[START OF EXTRACTED ENTRIES]

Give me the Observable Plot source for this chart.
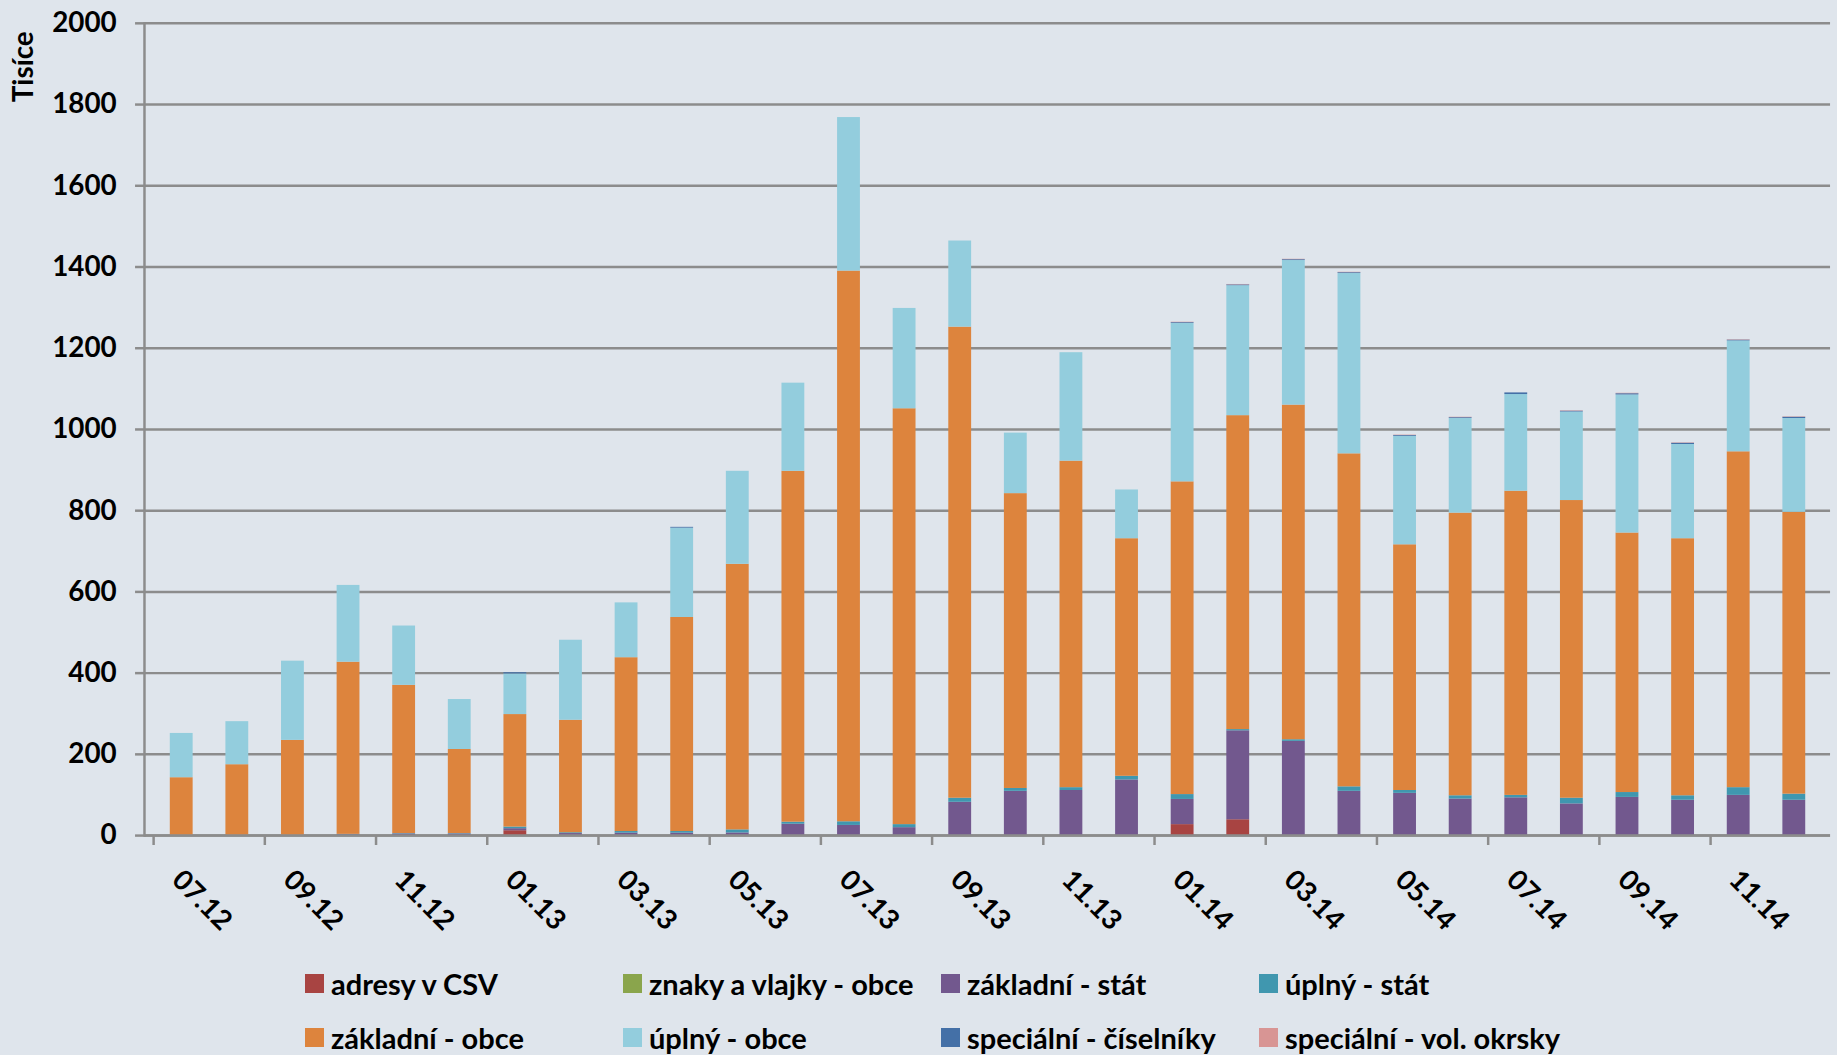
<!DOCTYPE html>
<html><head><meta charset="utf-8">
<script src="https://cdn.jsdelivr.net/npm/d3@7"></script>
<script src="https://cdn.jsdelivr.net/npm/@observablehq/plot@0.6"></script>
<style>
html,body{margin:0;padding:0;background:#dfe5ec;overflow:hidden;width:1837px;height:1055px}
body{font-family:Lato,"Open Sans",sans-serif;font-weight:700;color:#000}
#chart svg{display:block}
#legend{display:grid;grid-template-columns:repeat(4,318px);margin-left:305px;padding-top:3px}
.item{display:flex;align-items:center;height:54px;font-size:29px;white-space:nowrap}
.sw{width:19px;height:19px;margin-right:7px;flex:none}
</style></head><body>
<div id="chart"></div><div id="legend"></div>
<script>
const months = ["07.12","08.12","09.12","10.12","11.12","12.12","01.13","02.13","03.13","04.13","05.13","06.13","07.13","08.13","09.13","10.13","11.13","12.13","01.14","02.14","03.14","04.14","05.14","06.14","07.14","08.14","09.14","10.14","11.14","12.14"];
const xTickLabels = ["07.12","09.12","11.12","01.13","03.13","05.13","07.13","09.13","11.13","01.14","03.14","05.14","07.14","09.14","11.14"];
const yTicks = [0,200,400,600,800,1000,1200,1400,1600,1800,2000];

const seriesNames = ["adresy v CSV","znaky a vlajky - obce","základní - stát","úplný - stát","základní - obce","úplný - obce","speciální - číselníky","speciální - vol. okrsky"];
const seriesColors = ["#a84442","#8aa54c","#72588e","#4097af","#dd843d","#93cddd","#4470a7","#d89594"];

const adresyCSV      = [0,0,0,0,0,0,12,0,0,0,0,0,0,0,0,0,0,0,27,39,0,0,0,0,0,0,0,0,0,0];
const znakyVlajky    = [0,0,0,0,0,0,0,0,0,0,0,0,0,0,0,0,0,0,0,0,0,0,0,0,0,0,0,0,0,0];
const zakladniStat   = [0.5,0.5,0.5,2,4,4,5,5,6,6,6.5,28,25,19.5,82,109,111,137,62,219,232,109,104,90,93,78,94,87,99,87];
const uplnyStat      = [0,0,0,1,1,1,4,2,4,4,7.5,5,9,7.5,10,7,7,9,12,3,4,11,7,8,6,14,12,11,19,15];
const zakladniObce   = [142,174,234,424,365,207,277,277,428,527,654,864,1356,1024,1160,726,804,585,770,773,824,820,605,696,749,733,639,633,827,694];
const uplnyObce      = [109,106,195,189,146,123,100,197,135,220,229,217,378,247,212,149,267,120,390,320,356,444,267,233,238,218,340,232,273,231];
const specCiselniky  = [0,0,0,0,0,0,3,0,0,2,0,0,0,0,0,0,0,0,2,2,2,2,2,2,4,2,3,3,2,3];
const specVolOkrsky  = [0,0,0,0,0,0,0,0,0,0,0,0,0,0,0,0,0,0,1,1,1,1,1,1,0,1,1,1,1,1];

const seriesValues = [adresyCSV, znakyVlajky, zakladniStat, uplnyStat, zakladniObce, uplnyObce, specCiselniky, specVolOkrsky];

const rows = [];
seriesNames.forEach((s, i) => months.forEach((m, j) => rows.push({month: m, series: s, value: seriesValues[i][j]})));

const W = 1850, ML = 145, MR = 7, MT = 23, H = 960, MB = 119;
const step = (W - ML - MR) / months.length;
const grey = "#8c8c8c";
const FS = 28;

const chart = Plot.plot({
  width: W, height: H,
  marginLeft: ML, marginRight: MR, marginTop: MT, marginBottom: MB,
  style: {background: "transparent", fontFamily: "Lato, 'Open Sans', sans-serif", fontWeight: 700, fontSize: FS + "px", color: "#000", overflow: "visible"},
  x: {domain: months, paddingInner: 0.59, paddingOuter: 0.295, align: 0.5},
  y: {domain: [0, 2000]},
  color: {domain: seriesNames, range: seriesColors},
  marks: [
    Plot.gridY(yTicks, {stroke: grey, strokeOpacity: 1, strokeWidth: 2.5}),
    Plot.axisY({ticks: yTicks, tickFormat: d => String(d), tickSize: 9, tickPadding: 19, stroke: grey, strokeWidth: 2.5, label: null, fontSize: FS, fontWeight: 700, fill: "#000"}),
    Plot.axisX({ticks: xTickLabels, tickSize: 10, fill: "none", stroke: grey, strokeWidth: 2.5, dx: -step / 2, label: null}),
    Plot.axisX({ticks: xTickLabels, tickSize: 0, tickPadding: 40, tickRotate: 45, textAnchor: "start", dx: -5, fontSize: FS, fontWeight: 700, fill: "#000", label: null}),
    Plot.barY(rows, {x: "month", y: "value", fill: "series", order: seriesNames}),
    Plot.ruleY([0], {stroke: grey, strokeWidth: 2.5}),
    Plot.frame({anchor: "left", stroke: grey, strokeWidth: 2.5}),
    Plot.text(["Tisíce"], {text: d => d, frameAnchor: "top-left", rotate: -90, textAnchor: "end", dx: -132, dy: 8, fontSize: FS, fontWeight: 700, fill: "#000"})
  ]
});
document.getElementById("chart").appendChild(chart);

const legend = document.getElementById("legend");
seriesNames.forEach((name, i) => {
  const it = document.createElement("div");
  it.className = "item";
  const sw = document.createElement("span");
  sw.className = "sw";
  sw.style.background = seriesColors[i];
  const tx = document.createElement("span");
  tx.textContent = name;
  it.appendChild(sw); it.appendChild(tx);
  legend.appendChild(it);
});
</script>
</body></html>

[END OF EXTRACTED ENTRIES]
[START OF EXTRACTED ENTRIES]

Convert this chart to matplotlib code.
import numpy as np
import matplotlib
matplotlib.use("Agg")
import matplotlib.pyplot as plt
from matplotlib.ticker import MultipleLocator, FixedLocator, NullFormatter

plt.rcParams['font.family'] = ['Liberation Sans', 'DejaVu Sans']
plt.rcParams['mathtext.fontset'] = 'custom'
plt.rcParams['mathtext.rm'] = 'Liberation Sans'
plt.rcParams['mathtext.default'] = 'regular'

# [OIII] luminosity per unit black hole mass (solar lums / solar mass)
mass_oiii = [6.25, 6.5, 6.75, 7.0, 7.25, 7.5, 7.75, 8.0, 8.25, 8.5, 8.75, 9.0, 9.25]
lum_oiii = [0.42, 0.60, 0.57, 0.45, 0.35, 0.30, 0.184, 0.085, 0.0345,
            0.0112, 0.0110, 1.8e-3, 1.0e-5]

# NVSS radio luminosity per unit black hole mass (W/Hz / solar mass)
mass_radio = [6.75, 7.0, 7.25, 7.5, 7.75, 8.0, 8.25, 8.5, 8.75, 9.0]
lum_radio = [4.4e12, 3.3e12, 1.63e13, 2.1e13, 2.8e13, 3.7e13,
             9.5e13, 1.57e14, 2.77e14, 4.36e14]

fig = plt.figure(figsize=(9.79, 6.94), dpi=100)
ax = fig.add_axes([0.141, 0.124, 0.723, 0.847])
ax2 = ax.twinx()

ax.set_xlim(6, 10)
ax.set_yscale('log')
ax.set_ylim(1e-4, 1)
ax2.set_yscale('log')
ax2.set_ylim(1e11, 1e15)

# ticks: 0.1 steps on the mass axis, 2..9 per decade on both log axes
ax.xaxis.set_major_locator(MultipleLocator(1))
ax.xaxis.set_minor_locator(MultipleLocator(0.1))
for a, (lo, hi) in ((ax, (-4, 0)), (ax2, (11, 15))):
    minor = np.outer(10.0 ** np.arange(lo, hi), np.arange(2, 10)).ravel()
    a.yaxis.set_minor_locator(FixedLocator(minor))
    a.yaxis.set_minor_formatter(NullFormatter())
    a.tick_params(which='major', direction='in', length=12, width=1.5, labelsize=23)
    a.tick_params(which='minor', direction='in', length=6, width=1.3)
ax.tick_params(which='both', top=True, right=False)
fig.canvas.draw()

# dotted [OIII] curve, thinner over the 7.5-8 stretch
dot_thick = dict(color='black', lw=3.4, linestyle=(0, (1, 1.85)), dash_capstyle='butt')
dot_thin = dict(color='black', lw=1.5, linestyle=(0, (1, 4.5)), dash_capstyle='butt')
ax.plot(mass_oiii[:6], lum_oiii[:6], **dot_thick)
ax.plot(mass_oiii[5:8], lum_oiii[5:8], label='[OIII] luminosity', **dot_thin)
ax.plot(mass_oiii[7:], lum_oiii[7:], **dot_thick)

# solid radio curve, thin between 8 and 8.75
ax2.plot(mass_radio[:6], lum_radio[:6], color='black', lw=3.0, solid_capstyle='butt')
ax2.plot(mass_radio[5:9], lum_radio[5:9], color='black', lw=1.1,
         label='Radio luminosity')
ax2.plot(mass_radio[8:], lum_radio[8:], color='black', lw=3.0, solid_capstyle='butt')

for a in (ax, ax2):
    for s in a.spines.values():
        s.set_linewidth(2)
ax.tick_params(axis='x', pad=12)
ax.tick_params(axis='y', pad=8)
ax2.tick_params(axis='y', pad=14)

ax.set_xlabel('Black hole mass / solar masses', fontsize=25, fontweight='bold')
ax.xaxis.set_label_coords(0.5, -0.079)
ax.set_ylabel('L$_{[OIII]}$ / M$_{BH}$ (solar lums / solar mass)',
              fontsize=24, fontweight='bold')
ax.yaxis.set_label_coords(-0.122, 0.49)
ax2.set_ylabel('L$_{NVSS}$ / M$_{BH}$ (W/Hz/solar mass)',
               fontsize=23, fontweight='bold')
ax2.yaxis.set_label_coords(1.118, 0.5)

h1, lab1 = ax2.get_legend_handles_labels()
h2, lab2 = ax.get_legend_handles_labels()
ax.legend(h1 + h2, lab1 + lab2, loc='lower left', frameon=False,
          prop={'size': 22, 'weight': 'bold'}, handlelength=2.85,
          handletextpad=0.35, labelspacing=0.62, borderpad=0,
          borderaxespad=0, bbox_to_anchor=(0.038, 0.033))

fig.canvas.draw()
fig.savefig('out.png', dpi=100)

[END OF EXTRACTED ENTRIES]

Transcribe, exactly as written, the lines starting at the one with "Give me the" and ending at the one with "yTicks = [0,200,400,600,800,1000,1200,1400,1600,1800,2000];", and nothing more. Pictures are not part of the copy.

● CORRECT RESULT
Give me the Observable Plot source for this chart.
<!DOCTYPE html>
<html><head><meta charset="utf-8">
<script src="https://cdn.jsdelivr.net/npm/d3@7"></script>
<script src="https://cdn.jsdelivr.net/npm/@observablehq/plot@0.6"></script>
<style>
html,body{margin:0;padding:0;background:#dfe5ec;overflow:hidden;width:1837px;height:1055px}
body{font-family:Lato,"Open Sans",sans-serif;font-weight:700;color:#000}
#chart svg{display:block}
#legend{display:grid;grid-template-columns:repeat(4,318px);margin-left:305px;padding-top:3px}
.item{display:flex;align-items:center;height:54px;font-size:29px;white-space:nowrap}
.sw{width:19px;height:19px;margin-right:7px;flex:none}
</style></head><body>
<div id="chart"></div><div id="legend"></div>
<script>
const months = ["07.12","08.12","09.12","10.12","11.12","12.12","01.13","02.13","03.13","04.13","05.13","06.13","07.13","08.13","09.13","10.13","11.13","12.13","01.14","02.14","03.14","04.14","05.14","06.14","07.14","08.14","09.14","10.14","11.14","12.14"];
const xTickLabels = ["07.12","09.12","11.12","01.13","03.13","05.13","07.13","09.13","11.13","01.14","03.14","05.14","07.14","09.14","11.14"];
const yTicks = [0,200,400,600,800,1000,1200,1400,1600,1800,2000];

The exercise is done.